## [Aim of the task]
Write out all the lines again, precisely as they stand, but without the images.

## [Data block]

— Begin —

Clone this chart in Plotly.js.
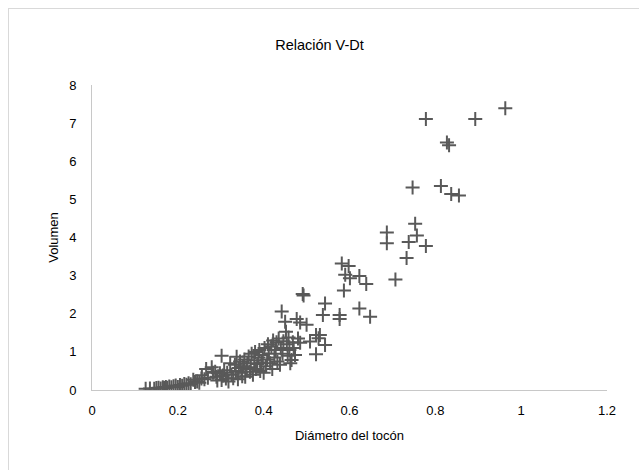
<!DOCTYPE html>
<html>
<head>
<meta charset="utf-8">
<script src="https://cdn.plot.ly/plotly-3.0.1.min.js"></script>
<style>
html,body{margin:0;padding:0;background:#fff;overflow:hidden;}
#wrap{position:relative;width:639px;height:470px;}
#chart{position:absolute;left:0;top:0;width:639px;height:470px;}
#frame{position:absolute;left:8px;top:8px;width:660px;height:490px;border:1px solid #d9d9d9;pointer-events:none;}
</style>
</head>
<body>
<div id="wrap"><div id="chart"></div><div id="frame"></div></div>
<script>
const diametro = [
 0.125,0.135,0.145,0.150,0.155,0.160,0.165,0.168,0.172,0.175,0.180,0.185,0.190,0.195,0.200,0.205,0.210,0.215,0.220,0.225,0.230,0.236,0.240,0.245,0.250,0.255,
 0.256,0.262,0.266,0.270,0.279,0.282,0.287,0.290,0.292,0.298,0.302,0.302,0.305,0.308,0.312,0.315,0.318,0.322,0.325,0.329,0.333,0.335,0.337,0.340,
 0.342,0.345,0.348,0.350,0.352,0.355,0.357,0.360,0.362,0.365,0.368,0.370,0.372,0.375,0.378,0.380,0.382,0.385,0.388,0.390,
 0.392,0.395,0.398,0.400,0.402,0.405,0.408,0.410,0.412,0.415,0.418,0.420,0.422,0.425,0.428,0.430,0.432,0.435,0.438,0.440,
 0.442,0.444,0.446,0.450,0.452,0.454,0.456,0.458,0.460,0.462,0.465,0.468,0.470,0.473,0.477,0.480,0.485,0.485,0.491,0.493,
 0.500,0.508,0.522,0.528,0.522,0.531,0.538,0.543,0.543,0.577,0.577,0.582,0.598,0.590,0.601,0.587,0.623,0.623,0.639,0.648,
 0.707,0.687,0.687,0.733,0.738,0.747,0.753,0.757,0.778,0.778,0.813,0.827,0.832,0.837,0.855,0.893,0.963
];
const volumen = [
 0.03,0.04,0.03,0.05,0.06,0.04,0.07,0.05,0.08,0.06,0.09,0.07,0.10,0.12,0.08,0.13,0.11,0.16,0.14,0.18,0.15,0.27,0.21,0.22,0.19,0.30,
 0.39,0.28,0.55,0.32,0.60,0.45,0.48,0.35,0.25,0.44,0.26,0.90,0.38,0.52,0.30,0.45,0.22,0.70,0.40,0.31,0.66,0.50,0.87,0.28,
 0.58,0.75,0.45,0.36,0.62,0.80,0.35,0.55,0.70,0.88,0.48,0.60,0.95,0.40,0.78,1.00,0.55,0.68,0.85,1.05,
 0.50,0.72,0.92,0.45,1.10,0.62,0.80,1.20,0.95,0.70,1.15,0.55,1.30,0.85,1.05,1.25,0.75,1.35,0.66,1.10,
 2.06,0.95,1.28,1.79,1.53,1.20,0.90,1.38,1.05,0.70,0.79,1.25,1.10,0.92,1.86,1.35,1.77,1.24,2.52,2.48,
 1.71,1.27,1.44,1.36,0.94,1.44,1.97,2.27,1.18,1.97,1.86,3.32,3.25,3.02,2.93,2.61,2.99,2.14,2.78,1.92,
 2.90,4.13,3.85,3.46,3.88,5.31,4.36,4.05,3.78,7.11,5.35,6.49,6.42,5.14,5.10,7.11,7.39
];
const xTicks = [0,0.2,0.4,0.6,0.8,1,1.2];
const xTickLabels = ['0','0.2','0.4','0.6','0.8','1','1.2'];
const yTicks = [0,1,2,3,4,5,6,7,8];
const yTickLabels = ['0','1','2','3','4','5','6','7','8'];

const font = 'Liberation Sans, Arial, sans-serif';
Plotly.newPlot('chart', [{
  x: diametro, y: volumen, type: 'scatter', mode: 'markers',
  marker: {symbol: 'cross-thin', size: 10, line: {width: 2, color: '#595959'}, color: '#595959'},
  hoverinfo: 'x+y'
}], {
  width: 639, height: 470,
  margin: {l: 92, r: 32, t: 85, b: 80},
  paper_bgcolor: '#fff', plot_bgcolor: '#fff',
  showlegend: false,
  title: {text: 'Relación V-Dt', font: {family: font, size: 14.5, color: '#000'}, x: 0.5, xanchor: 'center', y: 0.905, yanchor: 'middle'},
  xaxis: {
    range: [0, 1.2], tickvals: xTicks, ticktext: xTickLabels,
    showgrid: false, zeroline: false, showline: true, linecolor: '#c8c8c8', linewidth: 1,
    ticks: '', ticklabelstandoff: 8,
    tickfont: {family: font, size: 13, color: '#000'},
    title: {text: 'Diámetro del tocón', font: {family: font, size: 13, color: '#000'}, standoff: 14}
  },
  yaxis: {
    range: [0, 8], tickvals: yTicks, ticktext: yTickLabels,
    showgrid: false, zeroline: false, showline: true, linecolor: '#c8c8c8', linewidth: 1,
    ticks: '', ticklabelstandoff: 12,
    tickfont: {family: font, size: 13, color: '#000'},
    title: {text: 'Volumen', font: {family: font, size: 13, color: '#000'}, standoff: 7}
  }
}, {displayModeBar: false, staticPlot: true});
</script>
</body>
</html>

— End —

## [Solved problem]
Clone this chart in Plotly.js.
<!DOCTYPE html>
<html>
<head>
<meta charset="utf-8">
<script src="https://cdn.plot.ly/plotly-3.0.1.min.js"></script>
<style>
html,body{margin:0;padding:0;background:#fff;overflow:hidden;}
#wrap{position:relative;width:639px;height:470px;}
#chart{position:absolute;left:0;top:0;width:639px;height:470px;}
#frame{position:absolute;left:8px;top:8px;width:660px;height:490px;border:1px solid #d9d9d9;pointer-events:none;}
</style>
</head>
<body>
<div id="wrap"><div id="chart"></div><div id="frame"></div></div>
<script>
const diametro = [
 0.125,0.135,0.145,0.150,0.155,0.160,0.165,0.168,0.172,0.175,0.180,0.185,0.190,0.195,0.200,0.205,0.210,0.215,0.220,0.225,0.230,0.236,0.240,0.245,0.250,0.255,
 0.256,0.262,0.266,0.270,0.279,0.282,0.287,0.290,0.292,0.298,0.302,0.302,0.305,0.308,0.312,0.315,0.318,0.322,0.325,0.329,0.333,0.335,0.337,0.340,
 0.342,0.345,0.348,0.350,0.352,0.355,0.357,0.360,0.362,0.365,0.368,0.370,0.372,0.375,0.378,0.380,0.382,0.385,0.388,0.390,
 0.392,0.395,0.398,0.400,0.402,0.405,0.408,0.410,0.412,0.415,0.418,0.420,0.422,0.425,0.428,0.430,0.432,0.435,0.438,0.440,
 0.442,0.444,0.446,0.450,0.452,0.454,0.456,0.458,0.460,0.462,0.465,0.468,0.470,0.473,0.477,0.480,0.485,0.485,0.491,0.493,
 0.500,0.508,0.522,0.528,0.522,0.531,0.538,0.543,0.543,0.577,0.577,0.582,0.598,0.590,0.601,0.587,0.623,0.623,0.639,0.648,
 0.707,0.687,0.687,0.733,0.738,0.747,0.753,0.757,0.778,0.778,0.813,0.827,0.832,0.837,0.855,0.893,0.963
];
const volumen = [
 0.03,0.04,0.03,0.05,0.06,0.04,0.07,0.05,0.08,0.06,0.09,0.07,0.10,0.12,0.08,0.13,0.11,0.16,0.14,0.18,0.15,0.27,0.21,0.22,0.19,0.30,
 0.39,0.28,0.55,0.32,0.60,0.45,0.48,0.35,0.25,0.44,0.26,0.90,0.38,0.52,0.30,0.45,0.22,0.70,0.40,0.31,0.66,0.50,0.87,0.28,
 0.58,0.75,0.45,0.36,0.62,0.80,0.35,0.55,0.70,0.88,0.48,0.60,0.95,0.40,0.78,1.00,0.55,0.68,0.85,1.05,
 0.50,0.72,0.92,0.45,1.10,0.62,0.80,1.20,0.95,0.70,1.15,0.55,1.30,0.85,1.05,1.25,0.75,1.35,0.66,1.10,
 2.06,0.95,1.28,1.79,1.53,1.20,0.90,1.38,1.05,0.70,0.79,1.25,1.10,0.92,1.86,1.35,1.77,1.24,2.52,2.48,
 1.71,1.27,1.44,1.36,0.94,1.44,1.97,2.27,1.18,1.97,1.86,3.32,3.25,3.02,2.93,2.61,2.99,2.14,2.78,1.92,
 2.90,4.13,3.85,3.46,3.88,5.31,4.36,4.05,3.78,7.11,5.35,6.49,6.42,5.14,5.10,7.11,7.39
];
const xTicks = [0,0.2,0.4,0.6,0.8,1,1.2];
const xTickLabels = ['0','0.2','0.4','0.6','0.8','1','1.2'];
const yTicks = [0,1,2,3,4,5,6,7,8];
const yTickLabels = ['0','1','2','3','4','5','6','7','8'];

const font = 'Liberation Sans, Arial, sans-serif';
Plotly.newPlot('chart', [{
  x: diametro, y: volumen, type: 'scatter', mode: 'markers',
  marker: {symbol: 'cross-thin', size: 10, line: {width: 2, color: '#595959'}, color: '#595959'},
  hoverinfo: 'x+y'
}], {
  width: 639, height: 470,
  margin: {l: 92, r: 32, t: 85, b: 80},
  paper_bgcolor: '#fff', plot_bgcolor: '#fff',
  showlegend: false,
  title: {text: 'Relación V-Dt', font: {family: font, size: 14.5, color: '#000'}, x: 0.5, xanchor: 'center', y: 0.905, yanchor: 'middle'},
  xaxis: {
    range: [0, 1.2], tickvals: xTicks, ticktext: xTickLabels,
    showgrid: false, zeroline: false, showline: true, linecolor: '#c8c8c8', linewidth: 1,
    ticks: '', ticklabelstandoff: 8,
    tickfont: {family: font, size: 13, color: '#000'},
    title: {text: 'Diámetro del tocón', font: {family: font, size: 13, color: '#000'}, standoff: 14}
  },
  yaxis: {
    range: [0, 8], tickvals: yTicks, ticktext: yTickLabels,
    showgrid: false, zeroline: false, showline: true, linecolor: '#c8c8c8', linewidth: 1,
    ticks: '', ticklabelstandoff: 12,
    tickfont: {family: font, size: 13, color: '#000'},
    title: {text: 'Volumen', font: {family: font, size: 13, color: '#000'}, standoff: 7}
  }
}, {displayModeBar: false, staticPlot: true});
</script>
</body>
</html>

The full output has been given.